What to work on: Beginning with the first line, set down every line through the one containing "y_ticks = [1e-5, 1e-4, 1e-3, 1e-2, 1e-1, 1]", exactly as it appears, but not the pictures.

+++

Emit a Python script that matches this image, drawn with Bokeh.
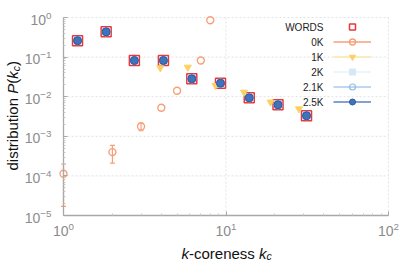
import math
from bokeh.plotting import figure
from bokeh.models import (ColumnDataSource, Whisker, TeeHead, FixedTicker, Legend,
                          LegendItem, Label, LogTickFormatter, Range1d)
from bokeh.embed import file_html
from bokeh.resources import INLINE

# ---- data ----
kc_words = [1.22, 1.83, 2.73, 4.12, 6.16, 9.25, 13.9, 20.9, 31.3]
p_words = [0.26, 0.435, 0.082, 0.082, 0.0283, 0.0219, 0.00937, 0.00624, 0.00331]

kc_0k = [1, 2, 3, 4, 5, 7, 8]
p_0k = [1.13e-4, 3.98e-4, 1.77e-3, 5.25e-3, 0.0141, 0.082, 0.855]
err_kc_0k = [1, 2, 3]
err_lo_0k = [1.7e-5, 2.1e-4, 1.38e-3]
err_hi_0k = [2.0e-4, 5.9e-4, 2.14e-3]

kc_1k = [3.94, 5.82, 8.62, 12.9, 18.8, 28.1]
p_1k = [0.0537, 0.0556, 0.0192, 0.013, 0.0073, 0.00494]

kc_2k = kc_words
p_2k = p_words
kc_21k = kc_words
p_21k = p_words
kc_25k = kc_words
p_25k = p_words

series_names = ["WORDS", "0K", "1K", "2K", "2.1K", "2.5K"]
x_ticks = [1, 10, 100]
y_ticks = [1e-5, 1e-4, 1e-3, 1e-2, 1e-1, 1]

# ---- layout (pixels) ----
W, H = 415, 277
FL, FR, FT, FB = 63, 388, 17, 215          # data-area edges on the canvas
dx = (FR - FL) / (math.log10(x_ticks[-1]) - math.log10(x_ticks[0]))
dy = (FB - FT) / (math.log10(y_ticks[-1]) - math.log10(y_ticks[0]))
x_lo = 10 ** (math.log10(x_ticks[0]) - FL / dx)
x_hi = 10 ** (math.log10(x_ticks[-1]) + (W - FR) / dx)
y_hi = 10 ** (math.log10(y_ticks[-1]) + FT / dy)
y_lo = 10 ** (math.log10(y_ticks[0]) - (H - FB) / dy)

FONT = "Liberation Sans"
GRAY = "#a8a8a8"

p = figure(width=W, height=H, x_axis_type="log", y_axis_type="log",
           x_range=Range1d(x_lo, x_hi), y_range=Range1d(y_lo, y_hi),
           output_backend="svg", toolbar_location=None, title=None,
           min_border_left=0, min_border_right=0, min_border_top=0, min_border_bottom=0)
p.outline_line_color = None
p.background_fill_color = "white"
p.xgrid.visible = False
p.ygrid.visible = False

x_minor = [m * 10 ** d for d in range(0, 2) for m in range(2, 10)]
y_minor = [m * 10 ** d for d in range(-5, 0) for m in range(2, 10)]
p.xaxis.ticker = FixedTicker(ticks=x_ticks, minor_ticks=x_minor)
p.yaxis.ticker = FixedTicker(ticks=y_ticks, minor_ticks=y_minor)
p.xaxis.fixed_location = y_ticks[0]
p.yaxis.fixed_location = x_ticks[0]
p.xaxis.bounds = (x_ticks[0], x_ticks[-1])
p.yaxis.bounds = (y_ticks[0], y_ticks[-1])
for ax in (p.xaxis, p.yaxis):
    ax.formatter = LogTickFormatter()
    ax.axis_line_color = GRAY
    ax.axis_line_width = 1.3
    ax.major_tick_line_color = GRAY
    ax.minor_tick_line_color = "#c8c8c8"
    ax.major_tick_in = 4
    ax.major_tick_out = 0
    ax.minor_tick_in = 2
    ax.minor_tick_out = 0
    ax.major_label_text_color = "#8c8c8c"
    ax.major_label_text_font = FONT
    ax.major_label_text_font_size = "14px"
p.xaxis.major_label_standoff = 6
p.yaxis.major_label_standoff = 12

# dashed grid limited to the data area (drawn from the tick lists)
GRID = "#e2e2e2"
p.segment(x0=x_ticks[1:], y0=[y_ticks[0]] * (len(x_ticks) - 1),
          x1=x_ticks[1:], y1=[y_ticks[-1]] * (len(x_ticks) - 1),
          line_color=GRID, line_dash="2 2", line_width=1)
p.segment(x0=[x_ticks[0]] * (len(y_ticks) - 1), y0=y_ticks[1:],
          x1=[x_ticks[-1]] * (len(y_ticks) - 1), y1=y_ticks[1:],
          line_color=GRID, line_dash="2 2", line_width=1)

# ---- series ----
C_WORDS = "#e8383d"
C_0K = "#f6a07a"
C_1K = "#fcd062"
C_2K = "#d4e8f6"
C_21K = "#8fbde3"
C_25K = "#4172ba"

r_words = p.scatter(kc_words, p_words, marker="square", size=10, fill_color=None,
                    line_color=C_WORDS, line_width=1.5)

src0 = ColumnDataSource(dict(x=err_kc_0k, lo=err_lo_0k, hi=err_hi_0k))
p.add_layout(Whisker(source=src0, base="x", lower="lo", upper="hi", dimension="height",
                     line_color=C_0K, line_width=1.2,
                     lower_head=TeeHead(size=5, line_color=C_0K, line_width=1.2),
                     upper_head=TeeHead(size=5, line_color=C_0K, line_width=1.2)))
r_0k = p.scatter(kc_0k, p_0k, marker="circle", size=7, fill_color=None,
                 line_color=C_0K, line_width=1.4)
r_1k = p.scatter(kc_1k, p_1k, marker="inverted_triangle", size=7, fill_color=C_1K,
                 line_color=C_1K, line_width=1)
r_2k = p.scatter(kc_2k, p_2k, marker="square", size=7, fill_color=C_2K,
                 line_color=C_2K, line_width=1)
r_21k = p.scatter(kc_21k, p_21k, marker="circle", size=8, fill_color=None,
                  line_color=C_21K, line_width=1.2)
r_25k = p.scatter(kc_25k, p_25k, marker="circle", size=8, fill_color=C_25K,
                  line_color="#2c5a9e", line_width=1)

# hidden line renderers, used only for the legend line glyphs
l_0k = p.line(kc_0k, p_0k, line_color=C_0K, line_width=1.3, visible=False)
l_1k = p.line(kc_1k, p_1k, line_color="#fde7a6", line_width=1.3, visible=False)
l_2k = p.line(kc_2k, p_2k, line_color="#e6f2fb", line_width=1.3, visible=False)
l_21k = p.line(kc_21k, p_21k, line_color="#a9cdea", line_width=1.3, visible=False)
l_25k = p.line(kc_25k, p_25k, line_color="#5b82bf", line_width=1.3, visible=False)

items = [
    LegendItem(label=" ", renderers=[r_words]),
    LegendItem(label=" ", renderers=[l_0k, r_0k]),
    LegendItem(label=" ", renderers=[l_1k, r_1k]),
    LegendItem(label=" ", renderers=[l_2k, r_2k]),
    LegendItem(label=" ", renderers=[l_21k, r_21k]),
    LegendItem(label=" ", renderers=[l_25k, r_25k]),
]
legend = Legend(items=items, location=(333, H - 109), glyph_width=38, glyph_height=15,
                label_height=15, label_width=1, label_standoff=0, spacing=0, padding=0,
                margin=0, background_fill_alpha=0, border_line_alpha=0,
                label_text_font_size="8px", click_policy="none")
p.add_layout(legend)

for i, name in enumerate(series_names):
    p.add_layout(Label(x=323, y=H - 26.5 - 15 * i, x_units="screen", y_units="screen",
                       text=name, text_align="right", text_baseline="middle",
                       text_font=FONT, text_font_size="10px", text_color="#222222"))

# ---- axis titles (rich text made of pieces) ----
def lab(x, y, text, size="15px", style="normal", angle=0.0):
    p.add_layout(Label(x=x, y=y, x_units="screen", y_units="screen", text=text,
                       text_align="left", text_baseline="alphabetic", angle=angle,
                       text_font=FONT, text_font_size=size, text_font_style=style,
                       text_color="#111111"))

bx = H - 252.7
lab(181, bx, "k", style="italic")
lab(188.5, bx, "-coreness")
lab(258.5, bx, "k", style="italic")
lab(266, bx - 3, "c", size="10.5px", style="italic")

rot = math.pi / 2
by = 12
lab(by, 107, "distribution", angle=rot)
lab(by, 183.7, "P", style="italic", angle=rot)
lab(by, 193.7, "(", angle=rot)
lab(by, 198.7, "k", style="italic", angle=rot)
lab(by + 3, 206.2, "c", size="10.5px", style="italic", angle=rot)
lab(by, 211.5, ")", angle=rot)

open("out.html", "w").write(file_html(p, INLINE))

+++

Solution to this task:
Emit a Python script that matches this image, drawn with Bokeh.
import math
from bokeh.plotting import figure
from bokeh.models import (ColumnDataSource, Whisker, TeeHead, FixedTicker, Legend,
                          LegendItem, Label, LogTickFormatter, Range1d)
from bokeh.embed import file_html
from bokeh.resources import INLINE

# ---- data ----
kc_words = [1.22, 1.83, 2.73, 4.12, 6.16, 9.25, 13.9, 20.9, 31.3]
p_words = [0.26, 0.435, 0.082, 0.082, 0.0283, 0.0219, 0.00937, 0.00624, 0.00331]

kc_0k = [1, 2, 3, 4, 5, 7, 8]
p_0k = [1.13e-4, 3.98e-4, 1.77e-3, 5.25e-3, 0.0141, 0.082, 0.855]
err_kc_0k = [1, 2, 3]
err_lo_0k = [1.7e-5, 2.1e-4, 1.38e-3]
err_hi_0k = [2.0e-4, 5.9e-4, 2.14e-3]

kc_1k = [3.94, 5.82, 8.62, 12.9, 18.8, 28.1]
p_1k = [0.0537, 0.0556, 0.0192, 0.013, 0.0073, 0.00494]

kc_2k = kc_words
p_2k = p_words
kc_21k = kc_words
p_21k = p_words
kc_25k = kc_words
p_25k = p_words

series_names = ["WORDS", "0K", "1K", "2K", "2.1K", "2.5K"]
x_ticks = [1, 10, 100]
y_ticks = [1e-5, 1e-4, 1e-3, 1e-2, 1e-1, 1]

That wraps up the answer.